WHAT THE TASK REQUIRES: Transcribe the whole listing below without changing a word, but leave out every image.

SUPPLIED INFORMATION:
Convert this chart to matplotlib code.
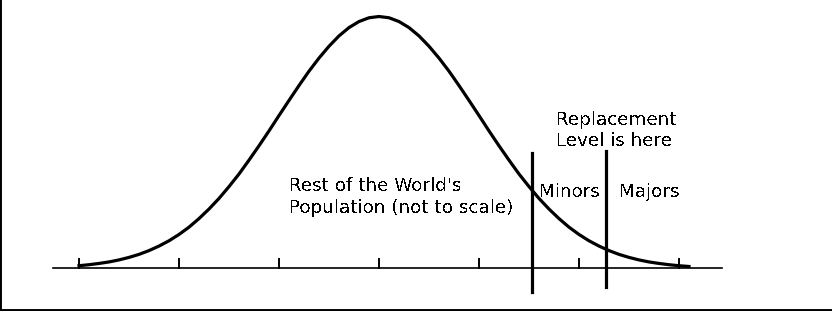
import matplotlib
matplotlib.use('Agg')
import matplotlib.pyplot as plt

plt.rcParams['text.antialiased'] = False

# bell curve (x in tick units, height relative to peak)
curve_x = [-3.0, -2.9, -2.8, -2.7, -2.6, -2.5, -2.4, -2.3, -2.2, -2.1,
           -2.0, -1.9, -1.8, -1.7, -1.6, -1.5, -1.4, -1.3, -1.2, -1.1,
           -1.0, -0.9, -0.8, -0.7, -0.6, -0.5, -0.4, -0.3, -0.2, -0.1,
           0.0, 0.1, 0.2, 0.3, 0.4, 0.5, 0.6, 0.7, 0.8, 0.9,
           1.0, 1.1, 1.2, 1.3, 1.4, 1.5, 1.6, 1.7, 1.8, 1.9,
           2.0, 2.1, 2.2, 2.3, 2.4, 2.5, 2.6, 2.7, 2.8, 2.9,
           3.0, 3.1]
curve_y = [0.011, 0.015, 0.020, 0.026, 0.034, 0.044, 0.056, 0.071, 0.089, 0.110,
           0.135, 0.164, 0.198, 0.236, 0.278, 0.325, 0.375, 0.430, 0.487, 0.546,
           0.607, 0.667, 0.726, 0.783, 0.835, 0.882, 0.923, 0.956, 0.980, 0.995,
           1.000, 0.995, 0.980, 0.956, 0.923, 0.882, 0.835, 0.783, 0.726, 0.667,
           0.607, 0.546, 0.487, 0.430, 0.375, 0.325, 0.278, 0.236, 0.198, 0.164,
           0.135, 0.110, 0.089, 0.071, 0.056, 0.044, 0.034, 0.026, 0.020, 0.015,
           0.011, 0.008]

tick_positions = [-3, -2, -1, 0, 1, 2, 3]
minors_x = 1.53
majors_x = 2.27

fig = plt.figure(figsize=(8.32, 3.11), dpi=100)
ax = fig.add_axes([0, 0, 1, 1])
ax.set_xlim(-3.79, 4.53)
ax.set_ylim(-0.1687, 1.0655)
ax.set_xticks([])
ax.set_yticks([])
ax.spines['top'].set_visible(False)
ax.spines['right'].set_visible(False)
ax.spines['left'].set_linewidth(2.8)
ax.spines['bottom'].set_linewidth(2.8)

# baseline and ticks
ax.plot([-3.26, 3.43], [0, 0], color='black', lw=1.2)
for t in tick_positions:
    ax.plot([t, t], [0, 0.036], color='black', lw=1.4)

ax.plot(curve_x, curve_y, color='black', lw=2.3, solid_joinstyle='round')

# cutoff lines
ax.plot([minors_x, minors_x], [-0.093, 0.458], color='black', lw=2.3)
ax.plot([majors_x, majors_x], [-0.073, 0.466], color='black', lw=2.3)

fs = 13.2
ax.text(-0.90, (268.5 - 191) / 252, "Rest of the World's", fontsize=fs, va='baseline')
ax.text(-0.90, (268.5 - 213) / 252, "Population (not to scale)", fontsize=fs, va='baseline')
ax.text(1.60, (268.5 - 197) / 252, "Minors", fontsize=fs, va='baseline')
ax.text(2.40, (268.5 - 197) / 252, "Majors", fontsize=fs, va='baseline')
ax.text(1.77, (268.5 - 125) / 252, "Replacement", fontsize=fs, va='baseline')
ax.text(1.77, (268.5 - 146) / 252, "Level is here", fontsize=fs, va='baseline')

fig.savefig('out.png', dpi=100)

ANSWER IN FULL:
Convert this chart to matplotlib code.
import matplotlib
matplotlib.use('Agg')
import matplotlib.pyplot as plt

plt.rcParams['text.antialiased'] = False

# bell curve (x in tick units, height relative to peak)
curve_x = [-3.0, -2.9, -2.8, -2.7, -2.6, -2.5, -2.4, -2.3, -2.2, -2.1,
           -2.0, -1.9, -1.8, -1.7, -1.6, -1.5, -1.4, -1.3, -1.2, -1.1,
           -1.0, -0.9, -0.8, -0.7, -0.6, -0.5, -0.4, -0.3, -0.2, -0.1,
           0.0, 0.1, 0.2, 0.3, 0.4, 0.5, 0.6, 0.7, 0.8, 0.9,
           1.0, 1.1, 1.2, 1.3, 1.4, 1.5, 1.6, 1.7, 1.8, 1.9,
           2.0, 2.1, 2.2, 2.3, 2.4, 2.5, 2.6, 2.7, 2.8, 2.9,
           3.0, 3.1]
curve_y = [0.011, 0.015, 0.020, 0.026, 0.034, 0.044, 0.056, 0.071, 0.089, 0.110,
           0.135, 0.164, 0.198, 0.236, 0.278, 0.325, 0.375, 0.430, 0.487, 0.546,
           0.607, 0.667, 0.726, 0.783, 0.835, 0.882, 0.923, 0.956, 0.980, 0.995,
           1.000, 0.995, 0.980, 0.956, 0.923, 0.882, 0.835, 0.783, 0.726, 0.667,
           0.607, 0.546, 0.487, 0.430, 0.375, 0.325, 0.278, 0.236, 0.198, 0.164,
           0.135, 0.110, 0.089, 0.071, 0.056, 0.044, 0.034, 0.026, 0.020, 0.015,
           0.011, 0.008]

tick_positions = [-3, -2, -1, 0, 1, 2, 3]
minors_x = 1.53
majors_x = 2.27

fig = plt.figure(figsize=(8.32, 3.11), dpi=100)
ax = fig.add_axes([0, 0, 1, 1])
ax.set_xlim(-3.79, 4.53)
ax.set_ylim(-0.1687, 1.0655)
ax.set_xticks([])
ax.set_yticks([])
ax.spines['top'].set_visible(False)
ax.spines['right'].set_visible(False)
ax.spines['left'].set_linewidth(2.8)
ax.spines['bottom'].set_linewidth(2.8)

# baseline and ticks
ax.plot([-3.26, 3.43], [0, 0], color='black', lw=1.2)
for t in tick_positions:
    ax.plot([t, t], [0, 0.036], color='black', lw=1.4)

ax.plot(curve_x, curve_y, color='black', lw=2.3, solid_joinstyle='round')

# cutoff lines
ax.plot([minors_x, minors_x], [-0.093, 0.458], color='black', lw=2.3)
ax.plot([majors_x, majors_x], [-0.073, 0.466], color='black', lw=2.3)

fs = 13.2
ax.text(-0.90, (268.5 - 191) / 252, "Rest of the World's", fontsize=fs, va='baseline')
ax.text(-0.90, (268.5 - 213) / 252, "Population (not to scale)", fontsize=fs, va='baseline')
ax.text(1.60, (268.5 - 197) / 252, "Minors", fontsize=fs, va='baseline')
ax.text(2.40, (268.5 - 197) / 252, "Majors", fontsize=fs, va='baseline')
ax.text(1.77, (268.5 - 125) / 252, "Replacement", fontsize=fs, va='baseline')
ax.text(1.77, (268.5 - 146) / 252, "Level is here", fontsize=fs, va='baseline')

fig.savefig('out.png', dpi=100)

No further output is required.